Rezension

Unheimlich spannend!

Wenn er mich findet, bin ich tot - Elisabeth Rapp

Wenn er mich findet, bin ich tot
von Elisabeth Rapp

Bewertet mit 4.5 Sternen

Notunterkunft, Missbrauch, Alkoholismus, Drogen- und Gewaltdelikte... Stichworte verpfuschter Leben, die mit Namen verknüpft sind, die ich mir aus Selbstschutz merke, bis mein eigener fällt.
"Tilly Krah, bald fünfzehn, die siebte von neun Kindern."
Beck zählt die Trostlosigkeiten meines Lebens auf, die sich unwesentlich von den schon genannten unterscheiden: "Vernachlässigung, Verwahrlosung, brutale Misshandlungen, diverse Heimunterbringungen, haut überall ab."
S. 11

Tilly stehen vierzehn dunkle und kalte Wochen in Finnland bevor. Zusammen mit zehn weiteren schwererziehbaren Jugendlichen soll Sie dort eine Jugendherberge aus Eis bauen. Entweder die Maßnahme "EPM", was für Erlebnispädagogische Maßnahme zur Entwicklung von Schlüsselqualifikationen wie soziale Kompetenz und Persönlichkeit" steht oder die Jugendpsychiatrie. Da viel die Wahl nicht wirklich schwer. Doch Tilly fühlt sich verfolgt. Beobachtet.
Auch im Camp verschwindet ihre Paranoia nicht.
Bruchstücke. Bilderfetzen. Panikattaken und Ohnmachtsanfälle sind die Folgen.
Bis eines Tages Sandra, die Tilly aufs Haar gleicht, tot aufgefunden wird. Erst da begreift Tilly, dass es wirklich jemand auf Sie abgesehen hat...

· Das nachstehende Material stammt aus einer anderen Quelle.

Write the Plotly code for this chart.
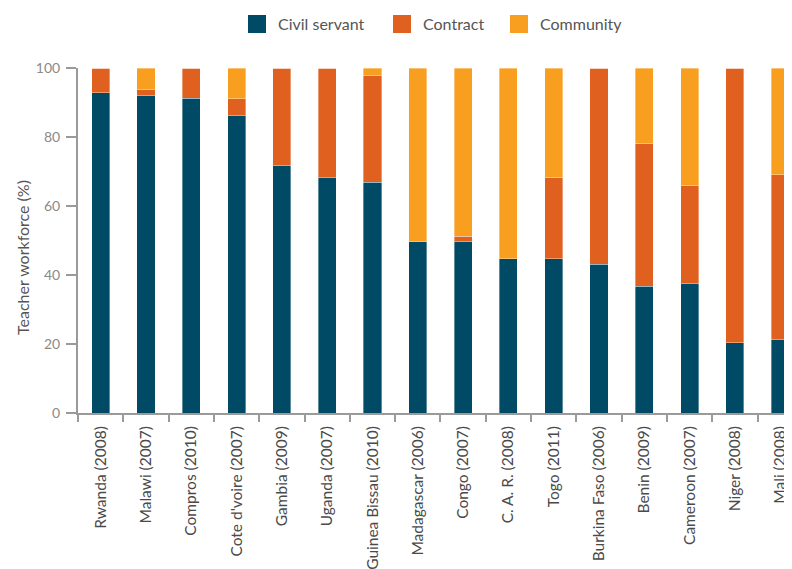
import plotly.graph_objects as go

categories = ["Rwanda (2008)", "Malawi (2007)", "Compros (2010)", "Cote d'voire (2007)",
              "Gambia (2009)", "Uganda (2007)", "Guinea Bissau (2010)", "Madagascar (2006)",
              "Congo (2007)", "C. A. R. (2008)", "Togo (2011)", "Burkina Faso (2006)",
              "Benin (2009)", "Cameroon (2007)", "Niger (2008)", "Mali (2008)"]
civil_servant = [92.8, 92.0, 91.2, 86.3, 71.7, 68.3, 66.9, 49.6, 49.6, 44.7, 44.7, 43.1, 36.7, 37.5, 20.4, 21.2]
contract =      [7.2, 1.7, 8.8, 4.8, 28.3, 31.7, 30.9, 0.0, 1.7, 0.0, 23.6, 56.9, 41.4, 28.3, 79.6, 47.9]
community =     [0.0, 6.3, 0.0, 8.9, 0.0, 0.0, 2.2, 50.4, 48.7, 55.3, 31.7, 0.0, 21.9, 34.2, 0.0, 30.9]
y_ticks = [0, 20, 40, 60, 80, 100]

series = [("Civil servant", civil_servant, "#004a66"),
          ("Contract", contract, "#e0601f"),
          ("Community", community, "#f89f1f")]

# the page has an 8px body margin, so the figure is sized to fit inside it
OFF = 8
W, H = 792 - OFF, 569 - OFF
L, R, T, B = 70, 0, 60, 156
PW, PH = W - L - R, H - T - B


def px_x(p):
    # p is in page pixels
    return (p - OFF - L) / PW


def px_y(p):
    return (H - B - (p - OFF)) / PH


fig = go.Figure()
for name, vals, col in series:
    fig.add_trace(go.Bar(
        x=categories, y=vals, name=name,
        marker=dict(color=col, line=dict(color="rgba(255,255,255,0.6)", width=0.6)),
        width=0.40, showlegend=False,
    ))

# custom legend (big squares like the reference)
legend_pos = [(248, 276), (393, 421), (510, 538)]
shapes = []
annotations = []
for (name, _, col), (sx, tx) in zip(series, legend_pos):
    shapes.append(dict(type="rect", xref="paper", yref="paper",
                       x0=px_x(sx), x1=px_x(sx + 18), y0=px_y(33), y1=px_y(15),
                       fillcolor=col, line=dict(width=0)))
    annotations.append(dict(text=name, xref="paper", yref="paper",
                            x=px_x(tx), y=px_y(24), xanchor="left", yanchor="middle",
                            showarrow=False, font=dict(size=16, color="#555555")))

annotations.append(dict(text="Teacher workforce (%)", xref="paper", yref="paper",
                        x=px_x(22), y=px_y(258), xanchor="center", yanchor="middle",
                        textangle=-90, showarrow=False,
                        font=dict(size=16, color="#555555")))

fig.update_layout(
    barmode="stack",
    width=W, height=H,
    margin=dict(l=L, r=R, t=T, b=B, autoexpand=False),
    paper_bgcolor="white", plot_bgcolor="white",
    font=dict(family="Lato, Open Sans, sans-serif", color="#555555", size=16),
    showlegend=False,
    shapes=shapes,
    annotations=annotations,
)
fig.update_xaxes(
    type="category", automargin=False,
    range=[-0.5, 15.26],
    showline=True, linecolor="#9a9a9a", linewidth=2,
    ticks="outside", tickson="boundaries", ticklen=7, tickcolor="#9a9a9a", tickwidth=2,
    tickangle=-90, tickfont=dict(size=15.5, color="#4a4a4a"), ticklabelstandoff=5,
    showgrid=False,
)
fig.update_yaxes(
    automargin=False,
    range=[0, 100], tickvals=y_ticks,
    showline=True, linecolor="#9a9a9a", linewidth=2,
    ticks="outside", ticklen=10, tickcolor="#9a9a9a", tickwidth=2,
    tickfont=dict(size=14, color="#8a8a8a"), ticklabelstandoff=3,
    showgrid=False, zeroline=False,
)

fig.write_html("out.html")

Elisabeth Rapp versteht es perfekt für Jugendliche zu schreiben. Und nicht nur die dürften sich von dieser Geschichte unterhalten fühlen.

Sensibel und doch eindringlich baut Rapp in unseren Köpfen das Bild von Tilly und ihrem Umfeld auf. Dieses Fingerspitzengefühl beweißt Sie uns auch sprachlich. Frech, schlagfertig und humorvoll bewegt sich unsere Tilly durch die Zeilen. Doch nicht immer. An manchen Stellen ist die Angst spürbar und zum Greifen nah - die Ohnmacht - die Schwärze. Tilly kämpft dagegen an und genau dieser Mut macht einen Teil ihrer charismatischen Ausstrahlung aus! Und so hetze ich durchs Buch, gejagt von der Spannung die mich vorantreibt - Zeile für Zeile, Seite um Seite. Dabei ziehen eisig schöne Kulissen an meinem inneren Auge vorbei, die die filmreifen Szenen untermalen.

Einzig die eingebaute Liebesgeschichte hat mich an zwei, drei Stellen gestört. Dadurch musste die Geschichte ab einer bestimmten Stelle an Dynamik und Glaubwürdigkeit einbüssen und danach folgte eine Szene die ich einfach unpassend fand. Wäre das einmal passiert, hätte ich gerne darüber hinweg gesehen. Allerdings war gerade das bei dieser rasanten Lesefahrt der Stolperstein.

Alles in allem wundere ich mich, dass dieses Buch noch nicht so viele Leser hatte wie ihm eigentlich zustehen und empfehle daher es unbedingt zu lesen!